Hay quienes piensan que los derechos de cada ser humano están establecidos por un orden natural y eterno, que las leyes se limitan a “reconocer”, aunque algunos de esos derechos se reconozcan mucho después que otros (como si se tratara de un proceso similar al de identificar los códigos genéticos, pero enormemente más lento). Parece más acertado notar que los derechos se conquistan -o se pierden- en procesos históricos. Y que, por lo tanto, el valor de la “seguridad jurídica” es relativo (si no lo fuera correspondería, por ejemplo, aplicar criterios de reparación integral a los descendientes de los reyes que perdieron su poder sobre estas tierras hace un par de siglos).

La Ley de Caducidad, que subordinó el desempeño judicial a la voluntad presidencial, fue una cruda muestra de que el Derecho expresa relaciones de poder.

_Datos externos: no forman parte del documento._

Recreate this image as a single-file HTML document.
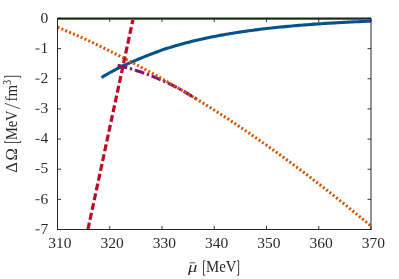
<!DOCTYPE html>
<html><head><meta charset="utf-8"><style>
html,body{margin:0;padding:0;background:#fff;}
svg{display:block;will-change:transform}
text{font-family:"Liberation Serif",serif;font-size:15.5px;fill:#2a2a2a;}
</style></head><body>
<svg width="399" height="279" viewBox="0 0 399 279">
<rect width="399" height="279" fill="#fff"/>
<g fill="none">
<path d="M87.90,229.50 L133.20,18.50" stroke="#be0a22" stroke-width="3.2" stroke-dasharray="7,3"/>
<path d="M101.50,77.48 L103.76,76.13 L106.03,74.80 L108.29,73.51 L110.56,72.26 L112.82,71.03 L115.09,69.84 L117.35,68.69 L119.62,67.56 L121.88,66.46 L124.15,65.40 L126.41,64.36 L128.68,63.34 L130.94,62.35 L133.21,61.37 L135.47,60.41 L137.74,59.46 L140.00,58.52 L142.26,57.59 L144.53,56.67 L146.79,55.76 L149.06,54.86 L151.32,53.98 L153.59,53.11 L155.85,52.26 L158.12,51.43 L160.38,50.62 L162.65,49.84 L164.91,49.07 L167.18,48.33 L169.44,47.61 L171.71,46.90 L173.97,46.22 L176.24,45.56 L178.50,44.91 L180.76,44.28 L183.03,43.66 L185.29,43.06 L187.56,42.48 L189.82,41.90 L192.09,41.34 L194.35,40.80 L196.62,40.26 L198.88,39.74 L201.15,39.23 L203.41,38.73 L205.68,38.24 L207.94,37.77 L210.21,37.30 L212.47,36.84 L214.74,36.40 L217.00,35.96 L219.26,35.54 L221.53,35.12 L223.79,34.72 L226.06,34.32 L228.32,33.93 L230.59,33.55 L232.85,33.18 L235.12,32.82 L237.38,32.46 L239.65,32.12 L241.91,31.78 L244.18,31.45 L246.44,31.12 L248.71,30.81 L250.97,30.50 L253.24,30.20 L255.50,29.90 L257.76,29.61 L260.03,29.33 L262.29,29.05 L264.56,28.78 L266.82,28.52 L269.09,28.26 L271.35,28.01 L273.62,27.77 L275.88,27.52 L278.15,27.29 L280.41,27.06 L282.68,26.84 L284.94,26.62 L287.21,26.40 L289.47,26.19 L291.74,25.99 L294.00,25.79 L296.26,25.59 L298.53,25.40 L300.79,25.21 L303.06,25.03 L305.32,24.85 L307.59,24.68 L309.85,24.50 L312.12,24.34 L314.38,24.17 L316.65,24.01 L318.91,23.86 L321.18,23.71 L323.44,23.56 L325.71,23.41 L327.97,23.27 L330.24,23.13 L332.50,22.99 L334.76,22.86 L337.03,22.73 L339.29,22.60 L341.56,22.48 L343.82,22.36 L346.09,22.24 L348.35,22.12 L350.62,22.01 L352.88,21.90 L355.15,21.79 L357.41,21.69 L359.68,21.58 L361.94,21.48 L364.21,21.38 L366.47,21.29 L368.74,21.19 L371.00,21.10" stroke="#06538c" stroke-width="3.1"/>
<path d="M117.70,65.29 L119.36,65.68 L121.01,66.10 L122.67,66.52 L124.32,66.96 L125.98,67.41 L127.63,67.87 L129.29,68.34 L130.94,68.83 L132.60,69.33 L134.25,69.85 L135.91,70.37 L137.56,70.91 L139.22,71.46 L140.87,72.03 L142.53,72.61 L144.18,73.20 L145.84,73.80 L147.49,74.42 L149.15,75.05 L150.80,75.69 L152.46,76.34 L154.11,77.01 L155.77,77.69 L157.42,78.39 L159.08,79.09 L160.73,79.81 L162.39,80.54 L164.04,81.29 L165.70,82.04 L167.35,82.81 L169.01,83.60 L170.66,84.39 L172.32,85.20 L173.97,86.02 L175.63,86.86 L177.28,87.70 L178.94,88.57 L180.59,89.49 L182.25,90.47 L183.90,91.45 L185.56,92.44 L187.21,93.43 L188.87,94.42 L190.52,95.42 L192.18,96.42 L193.83,97.42 L195.49,98.43 L197.14,99.44 L198.80,100.46" stroke="#8e0a78" stroke-width="3.1" stroke-dasharray="9.8,2.9,2.2,2.9"/>
<path d="M57.50,27.23 L60.13,28.32 L62.77,29.42 L65.40,30.53 L68.04,31.65 L70.67,32.77 L73.31,33.91 L75.94,35.05 L78.58,36.21 L81.21,37.37 L83.84,38.54 L86.48,39.75 L89.11,40.98 L91.75,42.23 L94.38,43.48 L97.02,44.74 L99.65,46.01 L102.29,47.29 L104.92,48.58 L107.55,49.88 L110.19,51.19 L112.82,52.50 L115.46,53.83 L118.09,55.16 L120.73,56.51 L123.36,57.86 L126.00,59.22 L128.63,60.59 L131.26,61.97 L133.90,63.36 L136.53,64.76 L139.17,66.17 L141.80,67.58 L144.44,69.01 L147.07,70.44 L149.71,71.89 L152.34,73.34 L154.97,74.80 L157.61,76.27 L160.24,77.75 L162.88,79.24 L165.51,80.74 L168.15,82.25 L170.78,83.77 L173.42,85.29 L176.05,86.83 L178.68,88.37 L181.32,89.92 L183.95,91.48 L186.59,93.06 L189.22,94.64 L191.86,96.22 L194.49,97.82 L197.13,99.43 L199.76,101.05 L202.39,102.67 L205.03,104.31 L207.66,105.96 L210.30,107.62 L212.93,109.29 L215.57,110.96 L218.20,112.65 L220.84,114.35 L223.47,116.05 L226.11,117.77 L228.74,119.49 L231.37,121.22 L234.01,122.96 L236.64,124.72 L239.28,126.48 L241.91,128.24 L244.55,130.02 L247.18,131.81 L249.82,133.61 L252.45,135.41 L255.08,137.22 L257.72,139.05 L260.35,140.88 L262.99,142.72 L265.62,144.57 L268.26,146.43 L270.89,148.30 L273.53,150.18 L276.16,152.07 L278.79,153.96 L281.43,155.87 L284.06,157.78 L286.70,159.71 L289.33,161.64 L291.97,163.58 L294.60,165.53 L297.24,167.49 L299.87,169.46 L302.50,171.44 L305.14,173.42 L307.77,175.42 L310.41,177.43 L313.04,179.44 L315.68,181.46 L318.31,183.50 L320.95,185.54 L323.58,187.59 L326.21,189.65 L328.85,191.72 L331.48,193.80 L334.12,195.88 L336.75,197.98 L339.39,200.08 L342.02,202.20 L344.66,204.32 L347.29,206.45 L349.92,208.60 L352.56,210.75 L355.19,212.91 L357.83,215.08 L360.46,217.25 L363.10,219.44 L365.73,221.64 L368.37,223.84 L371.00,226.06" stroke="#d25400" stroke-width="3.0" stroke-dasharray="2.0,2.2"/>
<path d="M57.5,18.68 H371.0" stroke="#57840f" stroke-width="2.75"/>
</g>
<g stroke="#222" stroke-width="0.9" fill="none"><path d="M57.5,18.50 h3.5 M371.0,18.50 h-3.5"/><path d="M57.5,48.64 h3.5 M371.0,48.64 h-3.5"/><path d="M57.5,78.79 h3.5 M371.0,78.79 h-3.5"/><path d="M57.5,108.93 h3.5 M371.0,108.93 h-3.5"/><path d="M57.5,139.07 h3.5 M371.0,139.07 h-3.5"/><path d="M57.5,169.21 h3.5 M371.0,169.21 h-3.5"/><path d="M57.5,199.36 h3.5 M371.0,199.36 h-3.5"/><path d="M57.5,229.50 h3.5 M371.0,229.50 h-3.5"/><path d="M57.50,229.5 v-3.5 M57.50,18.5 v3.5"/><path d="M109.75,229.5 v-3.5 M109.75,18.5 v3.5"/><path d="M162.00,229.5 v-3.5 M162.00,18.5 v3.5"/><path d="M214.25,229.5 v-3.5 M214.25,18.5 v3.5"/><path d="M266.50,229.5 v-3.5 M266.50,18.5 v3.5"/><path d="M318.75,229.5 v-3.5 M318.75,18.5 v3.5"/><path d="M371.00,229.5 v-3.5 M371.00,18.5 v3.5"/></g>
<path d="M57.5,18.5 V229.5" stroke="#262626" stroke-width="1" fill="none"/>
<path d="M57.0,229.5 H371.5" stroke="#262626" stroke-width="1" fill="none"/>
<path d="M57.5,18.5 H371.0" stroke="#111" stroke-opacity="0.8" stroke-width="1" fill="none"/>
<path d="M371.0,229.5 V18.5" stroke="#262626" stroke-width="1" fill="none"/>
<text x="48.3" y="22.7" text-anchor="end">0</text><text x="48.3" y="52.8" text-anchor="end">1</text><path d="M35.4,48.99 H39.6" stroke="#2a2a2a" stroke-width="0.95" fill="none"/><text x="48.3" y="83.0" text-anchor="end">2</text><path d="M35.4,79.14 H39.6" stroke="#2a2a2a" stroke-width="0.95" fill="none"/><text x="48.3" y="113.1" text-anchor="end">3</text><path d="M35.4,109.28 H39.6" stroke="#2a2a2a" stroke-width="0.95" fill="none"/><text x="48.3" y="143.3" text-anchor="end">4</text><path d="M35.4,139.42 H39.6" stroke="#2a2a2a" stroke-width="0.95" fill="none"/><text x="48.3" y="173.4" text-anchor="end">5</text><path d="M35.4,169.56 H39.6" stroke="#2a2a2a" stroke-width="0.95" fill="none"/><text x="48.3" y="203.6" text-anchor="end">6</text><path d="M35.4,199.71 H39.6" stroke="#2a2a2a" stroke-width="0.95" fill="none"/><text x="48.3" y="233.7" text-anchor="end">7</text><path d="M35.4,229.85 H39.6" stroke="#2a2a2a" stroke-width="0.95" fill="none"/>
<text x="59.8" y="248.3" text-anchor="middle">310</text><text x="112.0" y="248.3" text-anchor="middle">320</text><text x="164.3" y="248.3" text-anchor="middle">330</text><text x="216.6" y="248.3" text-anchor="middle">340</text><text x="268.8" y="248.3" text-anchor="middle">350</text><text x="321.1" y="248.3" text-anchor="middle">360</text><text x="373.3" y="248.3" text-anchor="middle">370</text>
<g transform="translate(16.8,172.4) rotate(-90)" style="font-size:15.5px">
<text x="-0.3" y="0" style="font-size:16.5px">Δ</text><text x="11.9" y="0" style="font-size:16.5px">Ω</text>
<path d="M31.6,-12.1 H29.95 V3.9 H31.6" fill="none" stroke="#2a2a2a" stroke-width="0.9"/>
<text transform="translate(32.3,0) scale(0.9002,1)" style="font-size:16px">MeV</text>
<path d="M63.7,3.4 L69.1,-12.1" stroke="#2a2a2a" stroke-width="0.8" fill="none"/>
<text transform="translate(70.9,0) scale(0.9395,1)" style="font-size:16px">fm</text>
<text transform="translate(87.6,-6.2) scale(0.78,1)" style="font-size:12.5px">3</text>
<path d="M94.45,-12.1 H96.1 V3.9 H94.45" fill="none" stroke="#2a2a2a" stroke-width="0.9"/>
</g>
<g style="font-size:15px">
<text transform="translate(187.9,271.8) scale(1.2,1)" style="font-style:italic;font-size:15.5px">μ</text>
<path d="M189.6,262.8 h5.6" stroke="#2a2a2a" stroke-width="0.8"/>
<path d="M205.2,260.7 H203.54999999999998 V275.3 H205.2" fill="none" stroke="#2a2a2a" stroke-width="0.9"/>
<text transform="translate(206.1,271.8) scale(0.9276,1)" style="font-size:16px">MeV</text>
<path d="M237.0,260.7 H238.65 V275.3 H237.0" fill="none" stroke="#2a2a2a" stroke-width="0.9"/>
</g>
</svg>
</body></html>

Los parlamentarios que la aprobaron no eran oráculos reveladores de un designio sobrenatural sino políticos con objetivos propios y coyunturales.

La fórmula que se les ocurrió a las apuradas es, desde el punto de vista técnico, un mamarracho y también lo son las interpretaciones de esa ley que se han aplicado en los últimos tiempos, para dar paso a los juicios que la mayoría parlamentaria de 1986 quiso bloquear. Ahora pueden desarrollarse largas discusiones sobre la pertinencia de que la norma se anule, se derogue o se declare inexistente. Pero el fondo del asunto nunca ha sido un problema de teoría jurídica. Como nunca estuvo en duda que dar un golpe de Estado fuera delito.